Experimental Results
The authors conducted extensive experiments on both OVCOS and conventional camouflaged object segmentation benchmarks. On the OVCamo dataset, the COCUS framework achieved state-of-the-art performance, surpassing existing methods across multiple evaluation metrics, including cSm​, cFβw​, cMAE, cFβ​, cEm​, and cIoU. The adapted SAM also demonstrated strong performance on the conventional COS task, validating the effectiveness of the framework across both open- and closed-set camouflaged segmentation scenarios. Qualitative results (Figure 4) further illustrate the framework's ability to accurately delineate camouflaged objects with well-preserved shapes and precise boundaries, even in low-contrast and cluttered backgrounds.
Figure 4: Qualitative comparison between our method and CLIP-based baselines on OVCamo.
Ablation studies validated the effectiveness of the fine-tuned CLIP model and the contributions of the Conditional Multi-Way Attention (CMA) and Edge Enhancement (EDE) modules in the adapted mask decoder.
Discussion
The paper highlights the significance of leveraging rich VLM semantics for both segmentation and classification of camouflaged objects. By explicitly decoupling segmentation and classification and using prompt-based guidance, the COCUS framework achieves more accurate semantic interpretation of camouflaged objects. The region-aware classification strategy, which avoids hard cropping, is crucial for mitigating the domain gap and improving classification accuracy.
Conclusion
The COCUS framework presents a significant advancement in OVCOS by addressing the limitations of existing methods and achieving state-of-the-art performance on challenging benchmarks.

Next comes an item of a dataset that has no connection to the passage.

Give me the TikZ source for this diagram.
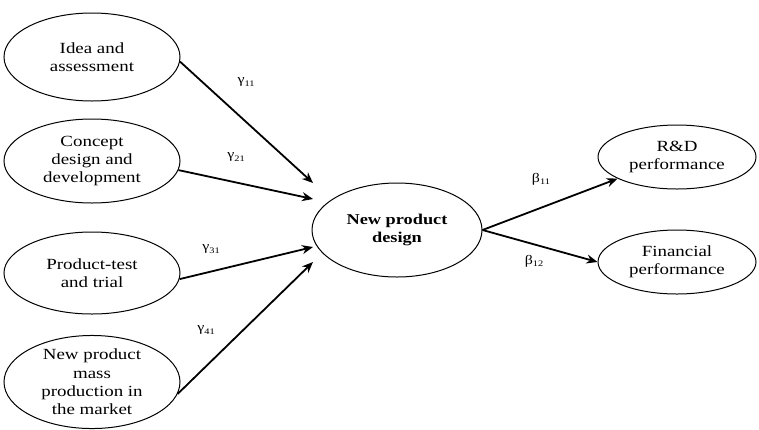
\documentclass[tikz,border=0pt]{standalone}
\usepackage{fontspec}
\setmainfont{Liberation Serif}[FakeStretch=1.22]
\usetikzlibrary{shapes.geometric,arrows.meta}
\newcommand{\mysub}[1]{\raisebox{-2.5pt}{\fontsize{8.5}{9}\selectfont #1}}
\begin{document}
\begin{tikzpicture}[x=1pt,y=-1pt,
  ell/.style={draw,ellipse,line width=1pt,inner sep=0pt,align=center,font=\fontsize{15.5}{18.3}\selectfont},
  arr/.style={line width=1.8pt,-{Stealth[length=11pt,width=9pt]}},
  lab/.style={font=\fontsize{13}{14}\selectfont,inner sep=1pt}]
\useasboundingbox (0,0) rectangle (759,429);
\node[ell,minimum width=176pt,minimum height=88pt] (e1) at (92,57) {Idea and\\assessment};
\node[ell,minimum width=176pt,minimum height=84pt] (e2) at (92,161) {Concept\\design and\\development};
\node[ell,minimum width=176pt,minimum height=82pt] (e3) at (92,273) {Product-test\\and trial};
\node[ell,minimum width=176pt,minimum height=92pt] (e4) at (92,382) {New product\\mass\\production in\\the market};
\node[ell,minimum width=170pt,minimum height=94pt,font=\fontsize{15}{18.3}\selectfont\bfseries] (c) at (397,230) {New product\\design};
\node[ell,minimum width=158pt,minimum height=64pt] (r) at (677,157) {R\&D\\performance};
\node[ell,minimum width=158pt,minimum height=64pt] (f) at (677,262) {Financial\\performance};
\coordinate (t1) at (313,183);
\coordinate (t2) at (313,199);
\coordinate (t3) at (313,247);
\coordinate (t4) at (313,262);
\draw[arr] (e1.-3) -- (t1);
\draw[arr] (e2.-6) -- (t2);
\draw[arr] (e3.-4) -- (t3);
\draw[arr] (e4.-8) -- (t4);
\draw[arr] (c.east) -- (r.-160);
\draw[arr] (c.east) -- (f.west);
\node[lab] (g1) at (246,82) {γ\mysub{11}};
\node[lab] (g2) at (236,157) {γ\mysub{21}};
\node[lab] (g3) at (211,249) {γ\mysub{31}};
\node[lab] (g4) at (206,330) {γ\mysub{41}};
\node[lab] (b1) at (541,179) {β\mysub{11}};
\node[lab] (b2) at (534,261) {β\mysub{12}};
\end{tikzpicture}
\end{document}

The framework's cascaded design, VLM-guided segmentation, and region-aware classification strategy offer a robust solution for segmenting and classifying camouflaged objects from arbitrary categories. The results confirm the benefits of the two-stage framework and edge-aware enhancements in complex camouflage scenarios. Future research could explore the application of this framework to other open-vocabulary tasks and investigate the use of more advanced VLMs for further performance improvements.